* _Source material_:
==============================
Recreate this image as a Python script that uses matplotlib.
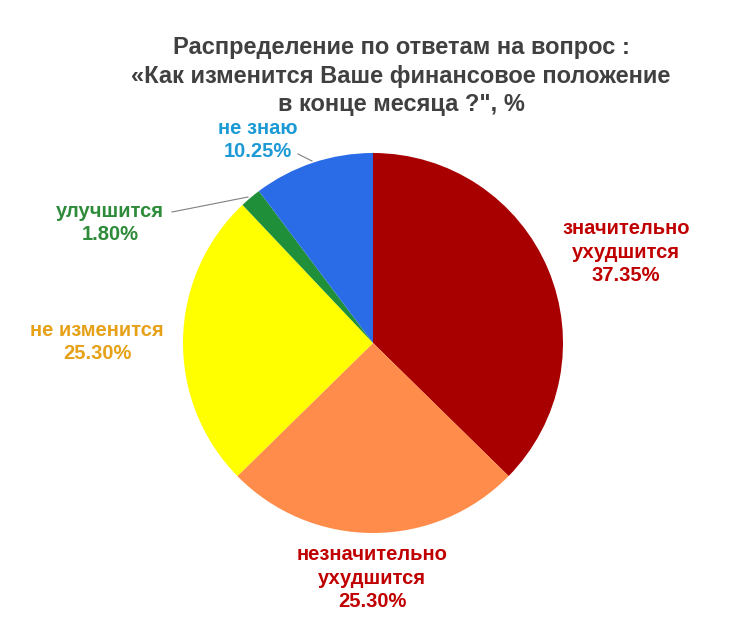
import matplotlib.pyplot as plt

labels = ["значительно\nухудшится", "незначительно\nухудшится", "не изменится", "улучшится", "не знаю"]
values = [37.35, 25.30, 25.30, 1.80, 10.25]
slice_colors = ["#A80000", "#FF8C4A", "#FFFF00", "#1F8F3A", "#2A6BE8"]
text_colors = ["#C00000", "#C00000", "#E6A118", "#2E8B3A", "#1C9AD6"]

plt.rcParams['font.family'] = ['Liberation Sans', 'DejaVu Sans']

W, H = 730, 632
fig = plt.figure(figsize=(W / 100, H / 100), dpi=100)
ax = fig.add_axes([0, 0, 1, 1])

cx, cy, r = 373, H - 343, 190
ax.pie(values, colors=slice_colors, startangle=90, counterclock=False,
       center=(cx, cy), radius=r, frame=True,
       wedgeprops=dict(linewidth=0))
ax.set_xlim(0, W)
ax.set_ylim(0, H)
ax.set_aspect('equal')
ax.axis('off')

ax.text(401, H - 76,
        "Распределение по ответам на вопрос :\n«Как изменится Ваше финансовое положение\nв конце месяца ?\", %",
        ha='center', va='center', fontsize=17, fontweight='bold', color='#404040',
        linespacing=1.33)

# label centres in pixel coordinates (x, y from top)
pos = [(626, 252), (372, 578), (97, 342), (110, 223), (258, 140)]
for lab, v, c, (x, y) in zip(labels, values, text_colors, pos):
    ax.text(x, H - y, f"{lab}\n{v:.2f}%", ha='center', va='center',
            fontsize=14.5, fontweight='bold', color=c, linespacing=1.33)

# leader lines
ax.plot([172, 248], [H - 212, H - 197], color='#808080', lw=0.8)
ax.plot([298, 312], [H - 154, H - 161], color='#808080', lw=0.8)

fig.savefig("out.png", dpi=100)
==============================
* _Goal of the exercise_: Leave out the pictures and print every line of the data exactly.

* _Solved problem_:
Recreate this image as a Python script that uses matplotlib.
import matplotlib.pyplot as plt

labels = ["значительно\nухудшится", "незначительно\nухудшится", "не изменится", "улучшится", "не знаю"]
values = [37.35, 25.30, 25.30, 1.80, 10.25]
slice_colors = ["#A80000", "#FF8C4A", "#FFFF00", "#1F8F3A", "#2A6BE8"]
text_colors = ["#C00000", "#C00000", "#E6A118", "#2E8B3A", "#1C9AD6"]

plt.rcParams['font.family'] = ['Liberation Sans', 'DejaVu Sans']

W, H = 730, 632
fig = plt.figure(figsize=(W / 100, H / 100), dpi=100)
ax = fig.add_axes([0, 0, 1, 1])

cx, cy, r = 373, H - 343, 190
ax.pie(values, colors=slice_colors, startangle=90, counterclock=False,
       center=(cx, cy), radius=r, frame=True,
       wedgeprops=dict(linewidth=0))
ax.set_xlim(0, W)
ax.set_ylim(0, H)
ax.set_aspect('equal')
ax.axis('off')

ax.text(401, H - 76,
        "Распределение по ответам на вопрос :\n«Как изменится Ваше финансовое положение\nв конце месяца ?\", %",
        ha='center', va='center', fontsize=17, fontweight='bold', color='#404040',
        linespacing=1.33)

# label centres in pixel coordinates (x, y from top)
pos = [(626, 252), (372, 578), (97, 342), (110, 223), (258, 140)]
for lab, v, c, (x, y) in zip(labels, values, text_colors, pos):
    ax.text(x, H - y, f"{lab}\n{v:.2f}%", ha='center', va='center',
            fontsize=14.5, fontweight='bold', color=c, linespacing=1.33)

# leader lines
ax.plot([172, 248], [H - 212, H - 197], color='#808080', lw=0.8)
ax.plot([298, 312], [H - 154, H - 161], color='#808080', lw=0.8)

fig.savefig("out.png", dpi=100)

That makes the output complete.